Chilie's impressive 2-1 victory over Denmark in Copenhagen was another example of why it can be considered a realistic threat at the World Cup next year. The Chileans are only a step away from securing World Cup qualification after a solid campaign in which they have won eight of 14 matches. Former Argentina boss Marcelo Bielsa has transformed Chilean soccer, and that progress was in clear evidence against the Danes. Chile features several exciting players, with Udinese attacking midfielder Alexis Sánchez the clear standout. "El Niño Maravilla" was brilliant against Denmark, handing his side a justified victory with a fine headed goal in the second half.

Could Chile be a World Cup contender? Indeed. Chile is one of the most entertaining teams in the world, and it seems capable of mixing it with the top teams. Any win in Europe is a good one, particularly if it is against a team that leads its World Cup qualifying group in style.

Besides Brazil and Argentina, in recent times South American teams have struggled during the World Cup, especially when facing substantially taller European teams like Denmark. The height factor is always important for South American teams to overcome, and with Chile possessing several small, technically gifted players, its showing was very positive.

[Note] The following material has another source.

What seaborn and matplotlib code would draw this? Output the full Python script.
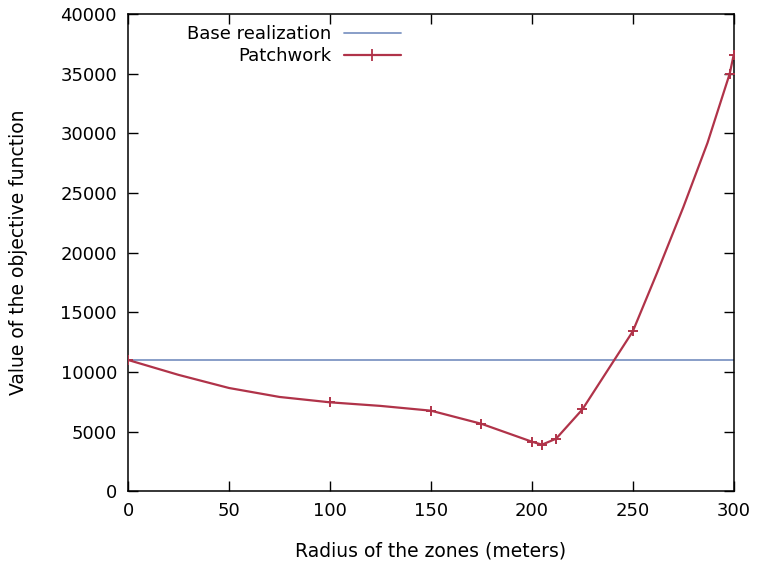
import numpy as np
import pandas as pd
import seaborn as sns
import matplotlib
matplotlib.use('Agg')
import matplotlib.pyplot as plt
from matplotlib.lines import Line2D

# %% data
# marked points of the Patchwork series
radius = [0, 100, 150, 175, 200, 205, 212, 225, 250, 298, 300]
patchwork = [11000, 7450, 6750, 5650, 4150, 3900, 4400, 6850, 13400, 35000, 36600]

# points read along the drawn (smoothed) Patchwork curve
curve_radius = [0, 25, 50, 75, 100, 125, 150, 175, 200, 205, 212, 225, 250, 262, 275, 287,
                298, 300]
curve_value = [11000, 9750, 8650, 7900, 7450, 7150, 6750, 5650, 4150, 3900, 4400, 6850,
               13400, 18300, 23800, 29200, 35000, 36600]

base_x = [0, 300]
base_y = [11000, 11000]

xticks = [0, 50, 100, 150, 200, 250, 300]
yticks = [0, 5000, 10000, 15000, 20000, 25000, 30000, 35000, 40000]

df_patch = pd.DataFrame({'radius': radius, 'value': patchwork})
df_curve = pd.DataFrame({'radius': curve_radius, 'value': curve_value})
df_base = pd.DataFrame({'radius': base_x, 'value': base_y})

blue = '#7f96c4'
red = '#b03349'

# %% plot
sns.set_style('ticks')
plt.rcParams['font.family'] = ['DejaVu Sans']

fig = plt.figure(figsize=(7.58, 5.62), dpi=100)
ax = fig.add_axes([0.169, 0.126, 0.799, 0.849])

sns.lineplot(x='radius', y='value', data=df_base, ax=ax,
             color=blue, linewidth=1.3)
sns.lineplot(x='radius', y='value', data=df_curve, ax=ax,
             color=red, linewidth=1.6)
sns.scatterplot(x='radius', y='value', data=df_patch, ax=ax,
                color=red, marker='+', s=55, linewidth=1.4, zorder=3)

ax.set_xlim(0, 300)
ax.set_ylim(0, 40000)
ax.set_xticks(xticks)
ax.set_yticks(yticks)
ax.tick_params(direction='in', length=7, width=1, top=True, right=True,
               labelsize=13, colors='black', pad=8)
for s in ax.spines.values():
    s.set_linewidth(1.1)
    s.set_color('black')

ax.set_xlabel('Radius of the zones (meters)', fontsize=13.5, labelpad=15, color='black')
ax.set_ylabel('Value of the objective function', fontsize=13.5, labelpad=23, color='black')

handles = [Line2D([], [], color=blue, linewidth=1.3),
           Line2D([], [], color=red, linewidth=1.6, marker='+', markersize=8,
                  markeredgewidth=1.3)]
ax.legend(handles, ['Base realization', 'Patchwork'],
          loc='upper right', bbox_to_anchor=(0.466, 0.996), frameon=False,
          markerfirst=False, fontsize=13, handlelength=3.2,
          labelspacing=0.22, handletextpad=0.7, borderpad=0,
          labelcolor='black')

plt.savefig('out.png', dpi=100)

After leading the South American World Cup qualifying table for several months, Paraguay has experienced a sudden change of fortune. And though its World Cup position isn't at risk yet, it will need to pick up its game or else it could once again be sent crashing out in the group stage of a World Cup.

Paraguay struggled to find its feet in a 1-0 defeat to South Korea on Wednesday in Seoul. This surely concerns coach Gerardo "Tata" Martino in advance of qualifiers against Bolivia and Argentina in September. Paraguay hasn't won any of its four qualifiers this year, and its many weaknesses were exposed against South Korea. If not for the heroics of Valladolid goalkeeper Justo Villar, Paraguay could have lost by more goals. While star striker Roque Santa Cruz of Manchester City wasn't available because of injury, the usually reliable attacking partnership of Nelson Haedo Valdez and Salvador Cabañas was nonexistent.

Paraguay has taken the same attacking approach throughout the qualifiers, whether playing at home or away. This isn't a very sound strategy in such a strong qualifying zone, and it explains the defeats to Uruguay in Montevideo and to Brazil in Recife. With only 10 months left until the start of the World Cup, Paraguay is in a race against time to rediscover its old self.

Argentina's exciting 3-2 win over Russia in Moscow was exactly what it needed. Not only was it a motivating result for the two-time world champions, but it will also take heaps of pressure off Diego Maradona and his squad ahead of the World Cup qualifier with Brazil.

After such a good performance against one of Europe's better sides, the much-criticized Maradona will be thinking that he might really be the right man for the job after all. Even if the embarrassing 6-1 loss to Bolivia in April won't be forgotten, Maradona got it right this time. He outwitted Guus Hiddink, one of the most knowledgeable tacticians in the business, and even did it without star Lionel Messi. Everything went to plan for "El Diez," as his son-in-law Sergio Agüero put an end to his scoring drought with an absolute stunner, and two players Maradona introduced in the second half -- Lisandro López and Jesús Dátolo (who made his national-team debut) -- also scored.

Now after such a motivating win, what can be expected from Argentina against Brazil? With a little more than three weeks before the big game, Argentina should be a lot more confident. Having struggled in its previous two qualifiers in June, Los Albicelestes badly needed a victory in Moscow, and the fact that they had to fight hard for it was even more beneficial.